- WHAT IS NEEDED:
The listing below should be written out exactly; please include all of it.

- RECORDED DATA:
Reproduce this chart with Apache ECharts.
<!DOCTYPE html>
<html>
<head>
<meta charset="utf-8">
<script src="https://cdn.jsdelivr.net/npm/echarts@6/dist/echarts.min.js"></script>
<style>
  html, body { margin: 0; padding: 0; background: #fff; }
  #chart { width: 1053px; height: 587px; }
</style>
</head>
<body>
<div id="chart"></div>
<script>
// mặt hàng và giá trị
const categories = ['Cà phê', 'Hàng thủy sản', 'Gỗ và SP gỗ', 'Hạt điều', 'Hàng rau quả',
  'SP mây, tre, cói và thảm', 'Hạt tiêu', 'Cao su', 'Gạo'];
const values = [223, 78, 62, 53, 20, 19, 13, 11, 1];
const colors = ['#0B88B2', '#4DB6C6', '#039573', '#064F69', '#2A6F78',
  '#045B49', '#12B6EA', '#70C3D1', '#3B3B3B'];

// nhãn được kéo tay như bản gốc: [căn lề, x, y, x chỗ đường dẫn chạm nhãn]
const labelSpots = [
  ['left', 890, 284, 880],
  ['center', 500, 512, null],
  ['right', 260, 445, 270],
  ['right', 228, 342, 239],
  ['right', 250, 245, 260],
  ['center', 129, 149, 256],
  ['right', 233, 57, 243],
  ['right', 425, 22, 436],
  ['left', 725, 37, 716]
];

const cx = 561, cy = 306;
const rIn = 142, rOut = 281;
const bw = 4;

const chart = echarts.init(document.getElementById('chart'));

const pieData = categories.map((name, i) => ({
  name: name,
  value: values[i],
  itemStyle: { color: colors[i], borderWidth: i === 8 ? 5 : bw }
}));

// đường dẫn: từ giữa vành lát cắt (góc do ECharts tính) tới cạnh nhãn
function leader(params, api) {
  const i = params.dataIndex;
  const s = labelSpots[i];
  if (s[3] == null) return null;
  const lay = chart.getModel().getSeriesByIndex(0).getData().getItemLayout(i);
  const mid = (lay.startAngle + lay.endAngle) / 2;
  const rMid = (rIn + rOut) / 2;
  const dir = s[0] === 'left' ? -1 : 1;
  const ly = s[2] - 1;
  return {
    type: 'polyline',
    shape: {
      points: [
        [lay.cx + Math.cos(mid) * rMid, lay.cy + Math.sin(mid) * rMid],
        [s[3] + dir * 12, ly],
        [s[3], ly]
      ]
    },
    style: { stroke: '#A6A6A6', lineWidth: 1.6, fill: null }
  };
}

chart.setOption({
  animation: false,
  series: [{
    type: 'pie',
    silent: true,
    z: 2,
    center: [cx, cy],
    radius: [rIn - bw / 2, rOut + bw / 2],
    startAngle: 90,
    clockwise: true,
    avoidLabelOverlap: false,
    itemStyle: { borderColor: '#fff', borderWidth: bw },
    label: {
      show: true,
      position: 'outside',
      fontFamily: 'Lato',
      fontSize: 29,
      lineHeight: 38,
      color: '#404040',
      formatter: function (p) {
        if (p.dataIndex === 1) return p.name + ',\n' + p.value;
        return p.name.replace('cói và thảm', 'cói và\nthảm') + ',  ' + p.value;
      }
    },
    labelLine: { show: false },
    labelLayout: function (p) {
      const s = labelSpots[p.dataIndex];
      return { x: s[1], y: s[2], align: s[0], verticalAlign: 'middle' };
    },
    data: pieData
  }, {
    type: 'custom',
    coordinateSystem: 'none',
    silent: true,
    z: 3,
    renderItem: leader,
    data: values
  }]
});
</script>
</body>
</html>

- RESULT OF THE EXERCISE:
Reproduce this chart with Apache ECharts.
<!DOCTYPE html>
<html>
<head>
<meta charset="utf-8">
<script src="https://cdn.jsdelivr.net/npm/echarts@6/dist/echarts.min.js"></script>
<style>
  html, body { margin: 0; padding: 0; background: #fff; }
  #chart { width: 1053px; height: 587px; }
</style>
</head>
<body>
<div id="chart"></div>
<script>
// mặt hàng và giá trị
const categories = ['Cà phê', 'Hàng thủy sản', 'Gỗ và SP gỗ', 'Hạt điều', 'Hàng rau quả',
  'SP mây, tre, cói và thảm', 'Hạt tiêu', 'Cao su', 'Gạo'];
const values = [223, 78, 62, 53, 20, 19, 13, 11, 1];
const colors = ['#0B88B2', '#4DB6C6', '#039573', '#064F69', '#2A6F78',
  '#045B49', '#12B6EA', '#70C3D1', '#3B3B3B'];

// nhãn được kéo tay như bản gốc: [căn lề, x, y, x chỗ đường dẫn chạm nhãn]
const labelSpots = [
  ['left', 890, 284, 880],
  ['center', 500, 512, null],
  ['right', 260, 445, 270],
  ['right', 228, 342, 239],
  ['right', 250, 245, 260],
  ['center', 129, 149, 256],
  ['right', 233, 57, 243],
  ['right', 425, 22, 436],
  ['left', 725, 37, 716]
];

const cx = 561, cy = 306;
const rIn = 142, rOut = 281;
const bw = 4;

const chart = echarts.init(document.getElementById('chart'));

const pieData = categories.map((name, i) => ({
  name: name,
  value: values[i],
  itemStyle: { color: colors[i], borderWidth: i === 8 ? 5 : bw }
}));

// đường dẫn: từ giữa vành lát cắt (góc do ECharts tính) tới cạnh nhãn
function leader(params, api) {
  const i = params.dataIndex;
  const s = labelSpots[i];
  if (s[3] == null) return null;
  const lay = chart.getModel().getSeriesByIndex(0).getData().getItemLayout(i);
  const mid = (lay.startAngle + lay.endAngle) / 2;
  const rMid = (rIn + rOut) / 2;
  const dir = s[0] === 'left' ? -1 : 1;
  const ly = s[2] - 1;
  return {
    type: 'polyline',
    shape: {
      points: [
        [lay.cx + Math.cos(mid) * rMid, lay.cy + Math.sin(mid) * rMid],
        [s[3] + dir * 12, ly],
        [s[3], ly]
      ]
    },
    style: { stroke: '#A6A6A6', lineWidth: 1.6, fill: null }
  };
}

chart.setOption({
  animation: false,
  series: [{
    type: 'pie',
    silent: true,
    z: 2,
    center: [cx, cy],
    radius: [rIn - bw / 2, rOut + bw / 2],
    startAngle: 90,
    clockwise: true,
    avoidLabelOverlap: false,
    itemStyle: { borderColor: '#fff', borderWidth: bw },
    label: {
      show: true,
      position: 'outside',
      fontFamily: 'Lato',
      fontSize: 29,
      lineHeight: 38,
      color: '#404040',
      formatter: function (p) {
        if (p.dataIndex === 1) return p.name + ',\n' + p.value;
        return p.name.replace('cói và thảm', 'cói và\nthảm') + ',  ' + p.value;
      }
    },
    labelLine: { show: false },
    labelLayout: function (p) {
      const s = labelSpots[p.dataIndex];
      return { x: s[1], y: s[2], align: s[0], verticalAlign: 'middle' };
    },
    data: pieData
  }, {
    type: 'custom',
    coordinateSystem: 'none',
    silent: true,
    z: 3,
    renderItem: leader,
    data: values
  }]
});
</script>
</body>
</html>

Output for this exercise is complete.